Over time we reduced throttling of operations and worked in parallel to resolve network connectivity issues until the services fully recovered. By 3:01 PM, all AWS services returned to normal operations. Some services such as AWS Config, Redshift, and Connect continue to have a backlog of messages that they will finish processing over the next few hours.

Posted Oct 21, 2025 - 14:30 UTC

Resolved

all AWS services returned to normal operations. Some services such as AWS Config, Redshift, and Connect continue to have a backlog of messages that they will finish processing over the next few hours.
Posted Oct 21, 2025 - 03:20 UTC

Update

We are experiencing delays in reporting and some scheduled jobs due to the AWS outage.

Latest update from AWS: Service recovery across all AWS services continues to improve. We continue to reduce throttles for new EC2 Instance launches in the US-EAST-1 Region that were put in place to help mitigate impact. Lambda invocation errors have fully recovered and function errors continue to improve. We have scaled up the rate of polling SQS queues via Lambda Event Source Mappings to pre-event levels.
Posted Oct 20, 2025 - 21:22 UTC

Update

We are experiencing delays in reporting and some scheduled jobs due to the AWS outage.

Latest update from AWS: We have taken additional mitigation steps to aid the recovery of the underlying internal subsystem responsible for monitoring the health of our network load balancers and are now seeing connectivity and API recovery for AWS services. We have also identified and are applying next steps to mitigate throttling of new EC2 instance launches.
Posted Oct 20, 2025 - 18:34 UTC

Update

We are experiencing delays in reporting and some scheduled jobs due to the AWS outage.
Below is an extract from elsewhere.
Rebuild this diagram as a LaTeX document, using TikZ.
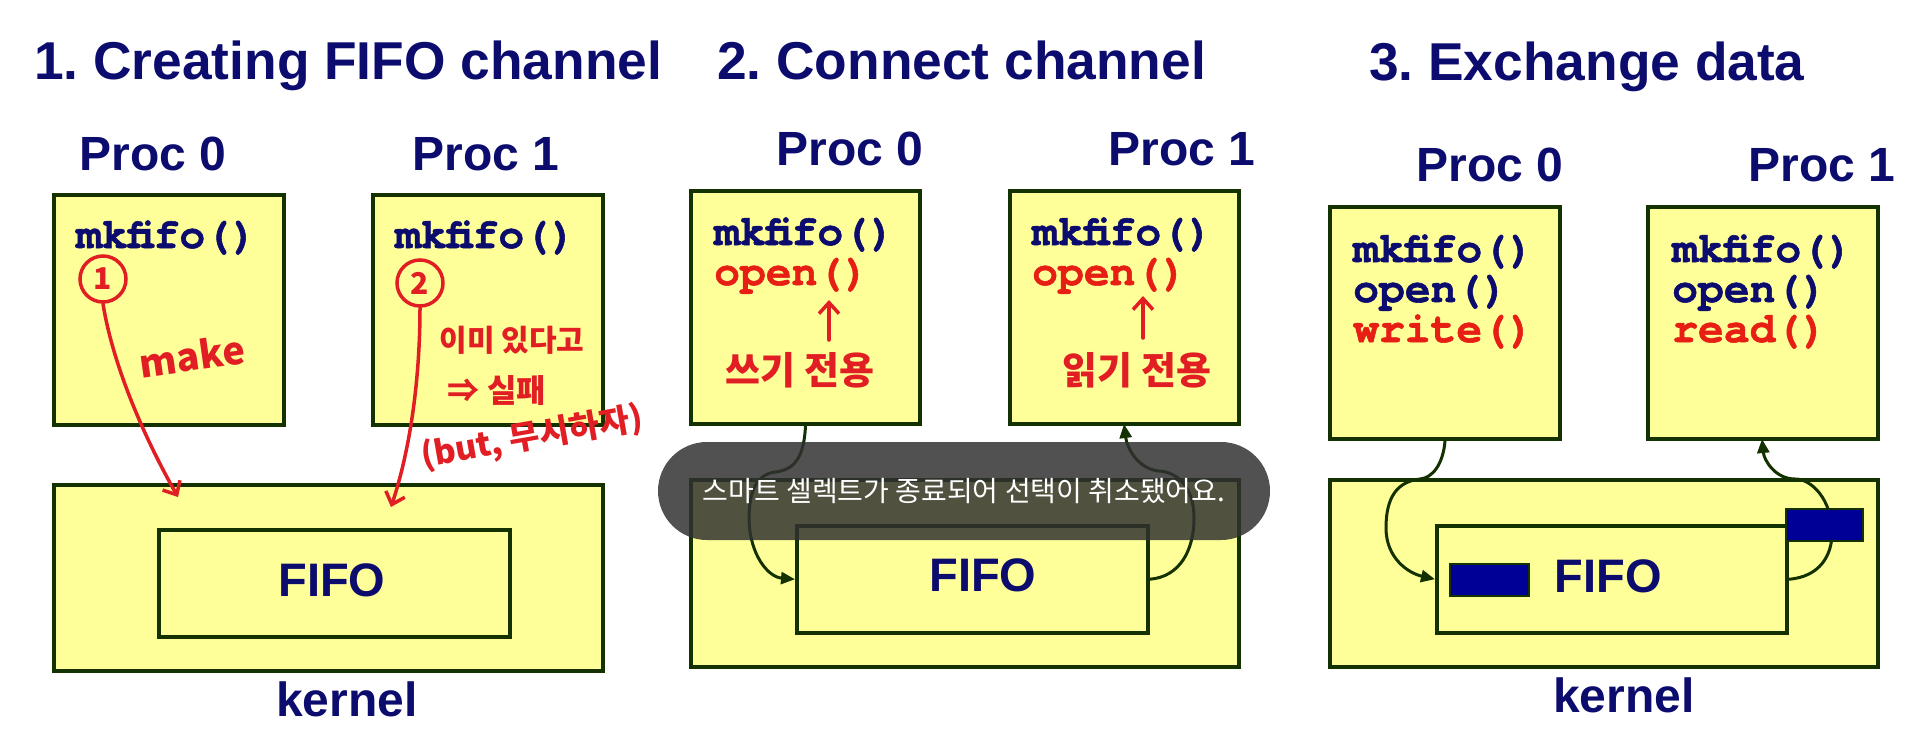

Latest update from AWS: We have narrowed down the source of the network connectivity issues that impacted AWS Services. The root cause is an underlying internal subsystem responsible for monitoring the health of our network load balancers. We are throttling requests for new EC2 instance launches to aid recovery and actively working on mitigations.
Posted Oct 20, 2025 - 16:06 UTC

Update

We are experiencing delays in reporting and some scheduled jobs due to the AWS outage
Posted Oct 20, 2025 - 15:56 UTC

Update

Latest updates from AWS: We have confirmed multiple AWS services experienced network connectivity issues in the US-EAST-1 Region. We are seeing early signs of recovery for the connectivity issues and are continuing to investigate the root cause.
We can confirm significant API errors and connectivity issues across multiple services in the US-EAST-1 Region. We are investigating and will provide further update in 30 minutes or soon if we have additional information.
Posted Oct 20, 2025 - 15:22 UTC

Identified

Latest update from AWS: We continue to observe recovery across most of the affected AWS Services. We can confirm global services and features that rely on US-EAST-1 have also recovered. We continue to work towards full resolution and will provide updates as we have more information to share.
Posted Oct 20, 2025 - 14:08 UTC
This incident affected: AWS (AWS cloudfront).